Телефон звонит. Мамин номер на экране — без фотографии, потому что мама не любит, когда её фотографируют, говорит «камера забирает последнее, что у меня осталось — право быть некрасивой», — и я смотрю на этот номер, и внутри меня происходит что-то такое, от чего хочется одновременно взять трубку и швырнуть телефон в стену, потому что мама услышит, мама всегда слышит, мама — единственный человек на планете, от которого невозможно спрятаться ни за маской, ни за фасадом, ни за голосом, выкованным в три недели вранья, — мама слышит не слова, а то, что между словами, то, что я прячу даже от себя, то, что лежит на самом дне, под бетоном, под арматурой, под всеми моими блокнотами и скриншотами и подписчиками.
Беру трубку на четвёртом гудке — не на первом, как раньше, не с той радостной поспешностью, с которой хватала телефон, услышав её имя, а на четвёртом, потому что мне нужны эти три лишних гудка, чтобы натянуть последнюю маску, самую сложную, самую тонкую, ту, которую я ни разу не надевала для мамы и которая, я знаю, не продержится дольше двух минут.
— Привет, мам.
— Евочка. — Голос тёплый, низкий, с лёгкой хрипотцой, которая появилась у неё лет пять назад и которую врачи объясняют «возрастными изменениями связок», а я объясняю тридцатью годами непроизнесённых слов, которые осели в горле и остались там навсегда, как осадок на дне бутылки, как соль на стенках чайника, как всё, что накапливается, когда не выплёскиваешь. — Как Максим?

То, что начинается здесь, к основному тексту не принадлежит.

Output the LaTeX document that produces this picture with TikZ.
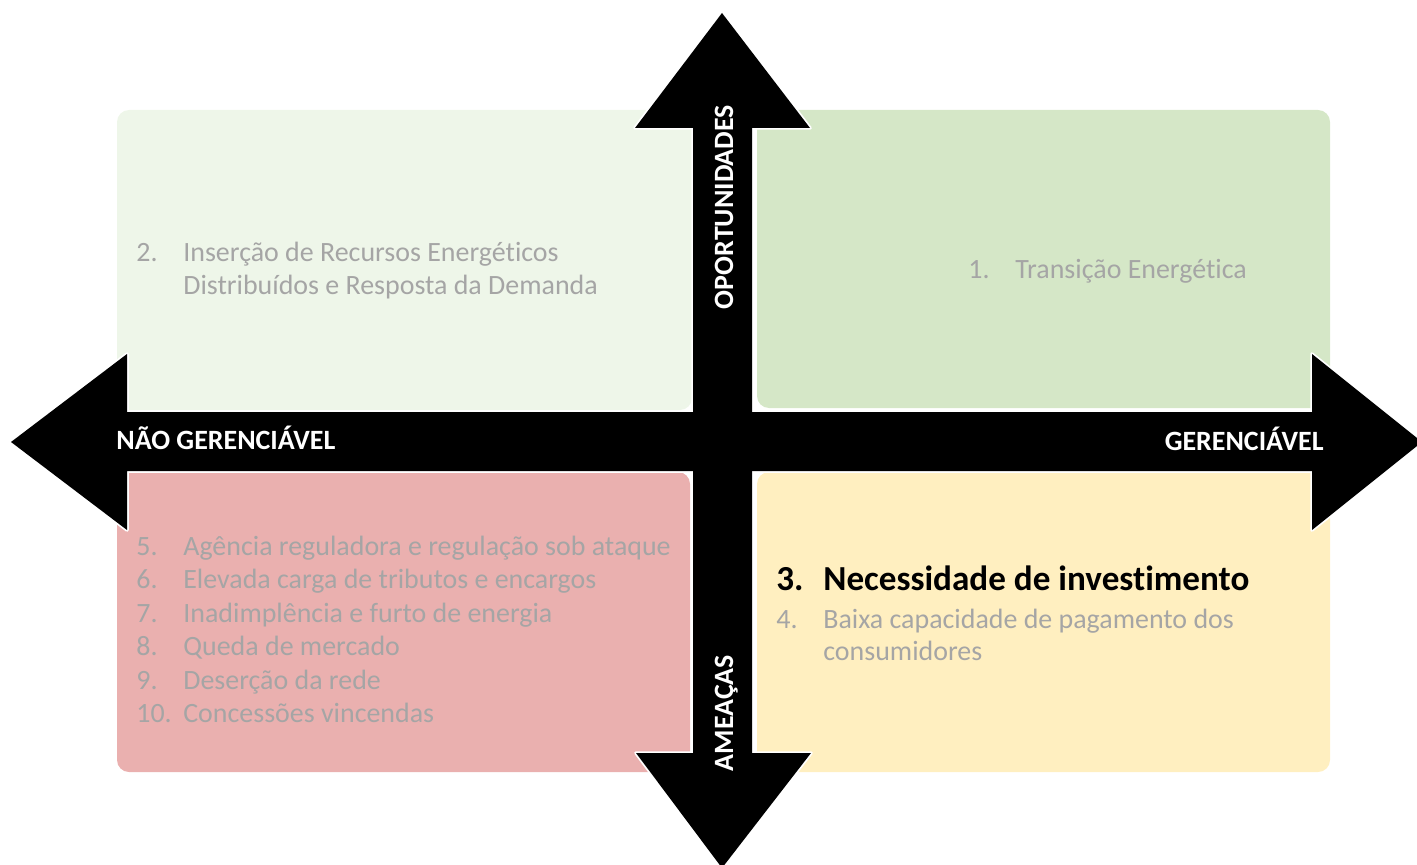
\documentclass[tikz,border=0pt]{standalone}
\usepackage{fontspec}
\setmainfont{Carlito}[Ligatures={NoCommon}]
\definecolor{tlgreen}{RGB}{238,246,233}
\definecolor{trgreen}{RGB}{213,231,199}
\definecolor{blred}{RGB}{234,176,175}
\definecolor{bryellow}{RGB}{255,239,192}
\definecolor{itemgray}{RGB}{165,165,165}
\tikzset{
  quad/.style={rounded corners=0.24cm,draw=none},
  item/.style={anchor=base west,inner sep=0pt,text=itemgray,font=\fontsize{15.9}{19}\selectfont},
  axislabel/.style={inner sep=0pt,text=white,font=\bfseries\fontsize{15.9}{19}\selectfont}
}

\begin{document}
\begin{tikzpicture}[x=0.02cm,y=-0.02cm]
  \useasboundingbox (0,0) rectangle (1417,865);
  % quadrants
  \fill[quad,tlgreen] (117,110) rectangle (692,410);
  \fill[quad,trgreen] (757,110) rectangle (1330,408);
  \fill[quad,blred] (117,472) rectangle (690,772);
  \fill[quad,bryellow] (757,472) rectangle (1330,772);
  % axes
  \def\harrow{(11,442) -- (127,354) -- (127,412) -- (1312,412) -- (1312,354) -- (1422,442) -- (1312,530) -- (1312,471) -- (127,471) -- (127,530) -- cycle}
  \def\varrow{(722,13) -- (810,128) -- (752,128) -- (752,753) -- (811,753) -- (722,868) -- (636,753) -- (693,753) -- (693,128) -- (635,128) -- cycle}
  \draw[white,line width=0.07cm,line join=round] \harrow;
  \draw[white,line width=0.07cm,line join=round] \varrow;
  \fill[black] \harrow;
  \fill[black] \varrow;
  \node[axislabel,anchor=base west] (naoger) at (116,449) {NÃO GERENCIÁVEL};
  \node[axislabel,anchor=base east] (ger) at (1324,450) {GERENCIÁVEL};
  \node[axislabel,anchor=base,rotate=90] (oport) at (733,207) {OPORTUNIDADES};
  \node[axislabel,anchor=base,rotate=90] (ameacas) at (733,713) {AMEAÇAS};
  % top left
  \node[item] (n2) at (136,261) {2.};
  \node[item] (t2a) at (183,261) {Inserção de Recursos Energéticos};
  \node[item] (t2b) at (183,294) {Distribuídos e Resposta da Demanda};
  % top right
  \node[item] (n1) at (968,278) {1.};
  \node[item] (t1) at (1015,278) {Transição Energética};
  % bottom right
  \node[item,text=black,font=\bfseries\fontsize{20}{24}\selectfont] (n3) at (776,590) {3.};
  \node[item,text=black,font=\bfseries\fontsize{20}{24}\selectfont] (t3) at (823,590) {Necessidade de investimento};
  \node[item] (n4) at (776,628) {4.};
  \node[item] (t4a) at (823,628) {Baixa capacidade de pagamento dos};
  \node[item] (t4b) at (823,660) {consumidores};
  % bottom left
  \node[item] (n5) at (136,555) {5.};
  \node[item] (t5) at (183,555) {Agência reguladora e regulação sob ataque};
  \node[item] (n6) at (136,588.5) {6.};
  \node[item] (t6) at (183,588.5) {Elevada carga de tributos e encargos};
  \node[item] (n7) at (136,622) {7.};
  \node[item] (t7) at (183,622) {Inadimplência e furto de energia};
  \node[item] (n8) at (136,655.5) {8.};
  \node[item] (t8) at (183,655.5) {Queda de mercado};
  \node[item] (n9) at (136,689) {9.};
  \node[item] (t9) at (183,689) {Deserção da rede};
  \node[item] (n10) at (136,722.5) {10.};
  \node[item] (t10) at (183,722.5) {Concessões vincendas};
\end{tikzpicture}
\end{document}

Первый вопрос — всегда про него. Не «как ты», не «как дела», не «как здоровье» — «как Максим», потому что для мамы Максим — это моя безопасность, мой якорь, моё доказательство того, что у её дочери получилось то, что не получилось у неё самой, — удержать мужчину, построить дом, не оказаться в пустой квартире с котом и Достоевским, — и каждый раз, когда она спрашивает «как Максим», она на самом деле спрашивает «ты ещё в безопасности?», и каждый раз я отвечала «хорошо», и каждый раз это было правдой, и каждый раз мама выдыхала на том конце провода, тихо, почти незаметно, и этот выдох был выдохом женщины, которая проверила замок на двери и убедилась, что он цел.
— Хорошо, — говорю я.
И впервые за три недели это слово застревает у меня в горле, как кость, как осколок, как тот гвоздь, который я вбивала в себя, читая переписку Максима с Дианой, — «хорошо» не проходит, оно слишком большое для моего горла, слишком тяжёлое для моего языка, слишком лживое для моей мамы, которая прочитала записку «прости, я нашёл себя» и убрала её в ящик, не сказав ни слова, — и я понимаю, что через секунду она услышит эту кость в моём голосе, через секунду она узнает, через секунду всё рухнет, потому что врать маме — это не то же самое, что врать Максиму или Диане, врать маме — это врать себе, а себе я уже не могу, не хочу, не буду.